The big picture perspective resulted in an interesting behaviour.  Families became more proactive in managing the grazing company than they had been on their own farm businesses.  For example, upon working together families made the decision to cut stock numbers earlier when drought loomed. 

Previously, families delayed this kind of decision when managing their own operations.  Brunckhorst believes this change in risk management behaviour comes from a deep desire to work together resulting from the mutual support each family provides one another and a reluctance to let one another down. 

This communal spirit has strengthened over the years as confidence of managing common land has grown.  Family members now freely access each other’s properties and increasingly operational meetings happen informally in the paddock of the property grazing the stock rather than at board meetings around a table. 

Cross Property Grazing Requires Less Labour and more Profiatble

The most significant saving has been in labour and time and quality of life.  As Brunckhorst points out, “The labour contribution of each family is determined by the size of their property.  Essentially the larger the property, the more time the animals spend there.  Yet the overall labour demands for each family dropped allowing time for pursuing family interests and environmental projects.” 

The Tilbuster Commons company leases land from each property so everyone knows and contributes to the development of the grazing plan.  The group has developed maps to plan grazing routes and determine how animal behaviour can employed to regenerate the landscape.  Using planned grazing rather than rotational grazing has meant families can have animals in the right place, at the right time for the right reason and improve land use efficiency.

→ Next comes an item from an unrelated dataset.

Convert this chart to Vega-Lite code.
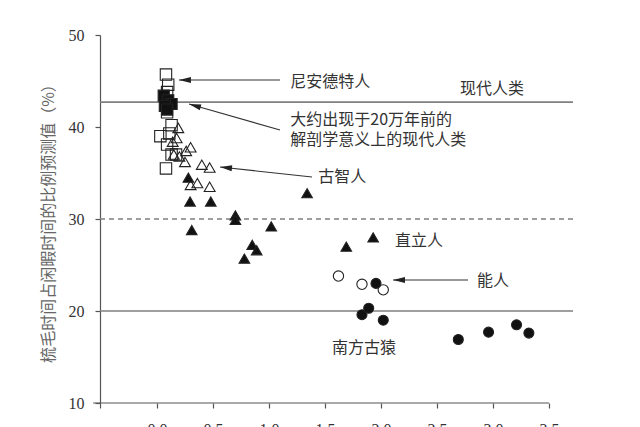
{
  "$schema": "https://vega.github.io/schema/vega-lite/v6.json",
  "autosize": "none",
  "width": 473,
  "height": 368,
  "padding": {"left": 100, "top": 35, "right": 67, "bottom": 24},
  "background": "white",
  "config": {"view": {"stroke": null}},
  "datasets": {
    "pts": [
      {"g": "尼安德特人", "x": 0.08, "y": 45.7},
      {"g": "尼安德特人", "x": 0.10, "y": 44.6},
      {"g": "尼安德特人", "x": 0.09, "y": 43.8},
      {"g": "尼安德特人", "x": 0.09, "y": 41.6},
      {"g": "尼安德特人", "x": 0.13, "y": 40.2},
      {"g": "尼安德特人", "x": 0.03, "y": 39.0},
      {"g": "尼安德特人", "x": 0.11, "y": 39.3},
      {"g": "尼安德特人", "x": 0.09, "y": 38.1},
      {"g": "尼安德特人", "x": 0.13, "y": 37.0},
      {"g": "尼安德特人", "x": 0.17, "y": 37.0},
      {"g": "尼安德特人", "x": 0.08, "y": 35.5},
      {"g": "现代人类", "x": 0.06, "y": 43.4},
      {"g": "现代人类", "x": 0.10, "y": 42.9},
      {"g": "现代人类", "x": 0.13, "y": 42.5},
      {"g": "现代人类", "x": 0.07, "y": 42.3},
      {"g": "现代人类", "x": 0.09, "y": 41.9},
      {"g": "古智人", "x": 0.19, "y": 39.9},
      {"g": "古智人", "x": 0.175, "y": 38.8},
      {"g": "古智人", "x": 0.14, "y": 38.4},
      {"g": "古智人", "x": 0.30, "y": 37.8},
      {"g": "古智人", "x": 0.26, "y": 37.4},
      {"g": "古智人", "x": 0.20, "y": 36.8},
      {"g": "古智人", "x": 0.15, "y": 37.0},
      {"g": "古智人", "x": 0.25, "y": 36.2},
      {"g": "古智人", "x": 0.40, "y": 35.9},
      {"g": "古智人", "x": 0.47, "y": 35.6},
      {"g": "古智人", "x": 0.30, "y": 33.7},
      {"g": "古智人", "x": 0.36, "y": 33.9},
      {"g": "古智人", "x": 0.47, "y": 33.5},
      {"g": "直立人", "x": 0.28, "y": 34.5},
      {"g": "直立人", "x": 0.295, "y": 31.9},
      {"g": "直立人", "x": 0.48, "y": 31.9},
      {"g": "直立人", "x": 0.70, "y": 30.4},
      {"g": "直立人", "x": 0.70, "y": 29.9},
      {"g": "直立人", "x": 0.31, "y": 28.8},
      {"g": "直立人", "x": 1.02, "y": 29.2},
      {"g": "直立人", "x": 1.34, "y": 32.8},
      {"g": "直立人", "x": 0.85, "y": 27.2},
      {"g": "直立人", "x": 0.89, "y": 26.6},
      {"g": "直立人", "x": 0.78, "y": 25.7},
      {"g": "直立人", "x": 1.69, "y": 27.0},
      {"g": "直立人", "x": 1.93, "y": 28.0},
      {"g": "能人", "x": 1.62, "y": 23.8},
      {"g": "能人", "x": 1.83, "y": 22.9},
      {"g": "能人", "x": 2.02, "y": 22.3},
      {"g": "南方古猿", "x": 1.955, "y": 23.0},
      {"g": "南方古猿", "x": 1.83, "y": 19.6},
      {"g": "南方古猿", "x": 1.89, "y": 20.3},
      {"g": "南方古猿", "x": 2.02, "y": 19.0},
      {"g": "南方古猿", "x": 2.69, "y": 16.9},
      {"g": "南方古猿", "x": 2.96, "y": 17.7},
      {"g": "南方古猿", "x": 3.21, "y": 18.5},
      {"g": "南方古猿", "x": 3.32, "y": 17.6}
    ],
    "refs": [
      {"kind": "solid", "y": 42.7},
      {"kind": "dash", "y": 30},
      {"kind": "solid", "y": 20}
    ],
    "labels": [
      {"t": "尼安德特人", "x": 1.19, "y": 44.9},
      {"t": "现代人类", "x": 2.705, "y": 44.15},
      {"t": "大约出现于20万年前的", "x": 1.19, "y": 40.76},
      {"t": "解剖学意义上的现代人类", "x": 1.19, "y": 38.59},
      {"t": "古智人", "x": 1.44, "y": 34.57},
      {"t": "直立人", "x": 2.125, "y": 27.6},
      {"t": "能人", "x": 2.857, "y": 23.26},
      {"t": "南方古猿", "x": 1.5625, "y": 15.98}
    ],
    "arrows": [
      {"x1": 1.098, "y1": 45.11, "x2": 0.196, "y2": 45.11, "a": 270},
      {"x1": 1.098, "y1": 39.67, "x2": 0.286, "y2": 42.5, "a": 286},
      {"x1": 1.384, "y1": 34.57, "x2": 0.5625, "y2": 35.65, "a": 276},
      {"x1": 2.777, "y1": 23.37, "x2": 2.107, "y2": 23.37, "a": 270}
    ],
    "base": [{"x1": -0.57, "x2": 3.5, "y": 10}]
  },
  "layer": [
    {
      "data": {"name": "refs"},
      "mark": {"type": "rule", "color": "#808080", "strokeWidth": 1.6},
      "encoding": {
        "y": {"field": "y", "type": "quantitative"},
        "strokeDash": {"field": "kind", "type": "nominal", "scale": {"domain": ["solid", "dash"], "range": [[1, 0], [5, 4]]}, "legend": null}
      }
    },
    {
      "data": {"name": "base"},
      "mark": {"type": "rule", "color": "#555", "strokeWidth": 1.2, "clip": false},
      "encoding": {
        "x": {"field": "x1", "type": "quantitative"},
        "x2": {"field": "x2"},
        "y": {"field": "y", "type": "quantitative"}
      }
    },
    {
      "data": {"name": "pts"},
      "mark": {"type": "point", "strokeWidth": 1.1, "opacity": 1},
      "encoding": {
        "x": {
          "field": "x", "type": "quantitative",
          "scale": {"domain": [-0.509, 3.714], "nice": false, "zero": false},
          "axis": {
            "title": null, "domain": false, "grid": false,
            "values": [-0.509, 0, 0.5, 1, 1.5, 2, 2.5, 3, 3.5],
            "labelExpr": "datum.value < -0.1 ? '' : format(datum.value, '.1f')",
            "tickSize": 5, "tickColor": "#555", "tickWidth": 1.2,
            "labelFont": "Liberation Serif", "labelFontSize": 16, "labelColor": "#333",
            "labelPadding": 13, "labelBaseline": "top"
          }
        },
        "y": {
          "field": "y", "type": "quantitative",
          "scale": {"domain": [10, 50], "nice": false, "zero": false},
          "axis": {
            "title": "梳毛时间占闲暇时间的比例预测值（%）",
            "titleFont": "Noto Sans CJK SC", "titleFontSize": 16, "titleFontWeight": "normal", "titleColor": "#666",
            "titlePadding": 12,
            "values": [10, 20, 30, 40, 50], "grid": false,
            "domainColor": "#555", "domainWidth": 1.2,
            "tickSize": 5, "tickColor": "#555", "tickWidth": 1.2,
            "labelFont": "Liberation Serif", "labelFontSize": 16, "labelColor": "#333",
            "labelPadding": 11
          }
        },
        "shape": {
          "field": "g", "type": "nominal", "legend": null,
          "scale": {"domain": ["尼安德特人", "现代人类", "古智人", "直立人", "能人", "南方古猿"],
                    "range": ["square", "square", "triangle-up", "triangle-up", "circle", "circle"]}
        },
        "fill": {
          "field": "g", "type": "nominal", "legend": null,
          "scale": {"domain": ["尼安德特人", "现代人类", "古智人", "直立人", "能人", "南方古猿"],
                    "range": ["transparent", "#111", "transparent", "#111", "transparent", "#111"]}
        },
        "stroke": {"value": "#222"},
        "size": {
          "field": "g", "type": "nominal", "legend": null,
          "scale": {"domain": ["尼安德特人", "现代人类", "古智人", "直立人", "能人", "南方古猿"],
                    "range": [130, 100, 125, 115, 125, 185]}
        }
      }
    },
    {
      "data": {"name": "arrows"},
      "mark": {"type": "rule", "color": "#333", "strokeWidth": 1.1},
      "encoding": {
        "x": {"field": "x1", "type": "quantitative"},
        "y": {"field": "y1", "type": "quantitative"},
        "x2": {"field": "x2"},
        "y2": {"field": "y2"}
      }
    },
    {
      "data": {"name": "arrows"},
      "mark": {"type": "point", "shape": "M0,0L0.5,2L-0.5,2Z", "filled": true, "color": "#222", "size": 144, "opacity": 1},
      "encoding": {
        "x": {"field": "x2", "type": "quantitative"},
        "y": {"field": "y2", "type": "quantitative"},
        "angle": {"field": "a", "type": "quantitative", "scale": null}
      }
    },
    {
      "data": {"name": "labels"},
      "mark": {"type": "text", "align": "left", "baseline": "middle", "font": "Noto Sans CJK SC", "fontSize": 16, "color": "#333"},
      "encoding": {
        "x": {"field": "x", "type": "quantitative"},
        "y": {"field": "y", "type": "quantitative"},
        "text": {"field": "t"}
      }
    }
  ]
}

Putting all the cattle in one mob had immediate benefits for the group.  It improved the calving rate, allowed them to pull through drought easier, increased soil cover to the degree that water quality improved by 300% because of better infiltration.  Cattle numbers float from 220 to 400 head with the animals taking anywhere from 90 days to 230 days to graze around the four properties.  The stock policy is to run slight higher numbers and sell at lighter weights as this gives better returns both financially and environmentally. 

The long pasture recovery times have allowed the native grasses to return and flourish, one of the aims of the original project.  As a result pasture renovation costs have drastically reduced as well as the need for winter grazing crops.  The financial returns for the families has been around 10% above what they were achieving individually and that will increase to around 20% once they’ve moved through organic certification later this year.  The lack of a traditional winter rainfall for 6 years has seriously influenced profitability of farms locally.

Options for High Country and Small Farmer Families

Cross property grazing could provide another option for High Country farmers to promote the benefits of animals on the land.  There is increasing evidence that large mobs of grazing animals combined with long recovery times for pastures increases biodiversity, environmental stability, and profitability of properties.

Because families own the land, the accountability of land stewardship remains with the family and is an important component of the legacy they build for themselves.  Compare this to investment properties where a large number of absentee landowners abdicate their land stewardship to a manager (whose primary role is to optimise the rate of return on investment) or government departments where ownership of stewardship shifts between individuals within the bureaucracy, especially if the land is degrading. 

The requirement that graziers assume responsibility for the livestock while on their property would easily fit within the culture of the high country farming community.  High country farmers tend to work well with one another because of the nature of the country and its climate.  To plan the grazing of large mobs of animals across the high country would arguably require investing in water and very large gateways, however, it would reduce the need for subdivision on individual properties.  Families could choose whether to graze their animals together at certain times of the year, as they already do in the Ida Valley, or embrace a broader perspective and run their animals altogether throughout the year. 

The economies of scale would also benefit lifestyle farmers, not just economically but also environmentally.  The explosion of lifestyle blocks and the weed and pest problems that have emerged through a lack of management can be averted through the coordinated use of grazing animals and the cross property grazing technique.  As the Australia example has shown, once families have ownership of this operation, they can regenerate pastures and make their land more productive, stable, cleaner, and profitable.